Alterations of the somatotrophic axis in the obese agouti (Ay/a) mouse

NM Martin1, PA Houston2, M Patterson1, DF Carmignac3, MA Ghatei1, SR Bloom1 & CJ Small1

1Department of Metabolic Medicine, Imperial College, London, UK; 2Deaprtment of Neuroendocrinology, Imperial College, London, UK; 3Department of Molecular Neuroendocrinology, National Institiute for Medical Research, London, UK.

In addition to obesity, models of abnormal hypothalamic melanocortin signalling display increased linear growth, although the mechanism remains unclear. We have studied the somatotrophic axis in the obese agouti (Ay/a) mouse (male, 12-14 weeks), as a model of an altered melanocortin system. Somatotrophic hormones were measured by radioimmunoassay and hypothalamic neuropeptide expression studied by in situhybridisation.

Obese Ay/a mice were significantly heavier and longer than age-matched wild-type (WT) controls. Plasma insulin-like growth factor (IGF-I) was increased in obese Ay/a mice (463.7 plus/minus 17.5 [Ay/a] vs. 360.2 plus/minus 20.0 nanogrammes per millilitre [WT], P<0.0005), with non-significant increases in plasma and pituitary growth hormone (GH). Consistent with increased adiposity, obese Ay/a mice were hyperleptinaemic (26.6 ± 4.1 [Ay/a] vs. 5.3 plus/minus 0.5 nanogrammes per millilitre [WT], P<0.001). Plasma ghrelin, stomach ghrelin peptide content and stomach ghrelin mRNA expression were all significantly reduced in obese Ay/a mice.

Somatostatin (SRIF) neurones in the hypothalamic periventricular (PeVN) nucleus inhibit GH secretion. PeVN SRIF mRNA expression was reduced in obese Ay/a mice, although this was non-significant (3212.0 plus/minus 495.8 [Ay/a] vs. 6253.5 plus/minus 2169.4. integrated OD units [WT]).

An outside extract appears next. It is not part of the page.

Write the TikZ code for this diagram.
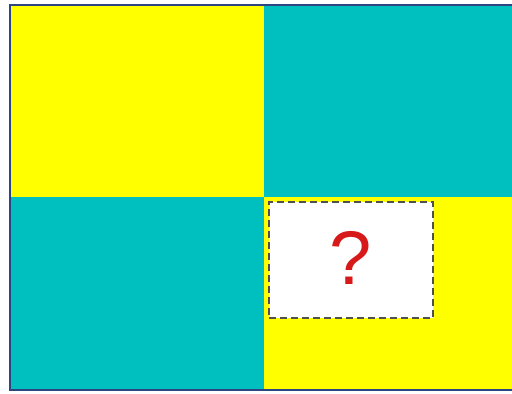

Arcuate nucleus (Arc) growth hormone releasing hormone (GHRH) neurones stimulate GH release, yet Arc GHRH mRNA levels were unchanged. Arc neuropeptide Y (NPY) neurones inhibit the somatotrophic axis by stimulating PeVN SRIF neurones. Interestingly, Arc NPY mRNA expression was reduced by 50 percent in obese Ay/a mice (3047.1 plus/minus 589.3 [Ay/a ] vs. 6011.2 ± 819.2 integrated OD units [WT], P<0.01).

Leptin may inhibit PeVN SRIF neurones both directly and indirectly, via Arc NPY neurones, since both neuronal populations express the active form of the leptin receptor. This inhibition would in turn stimulate plasma GH and IGF-I. Thus, in models of an abnormal melanocortin system, leptin may co-ordinate increased linear growth via altered hypothalamic NPY and hence, SRIF signalling.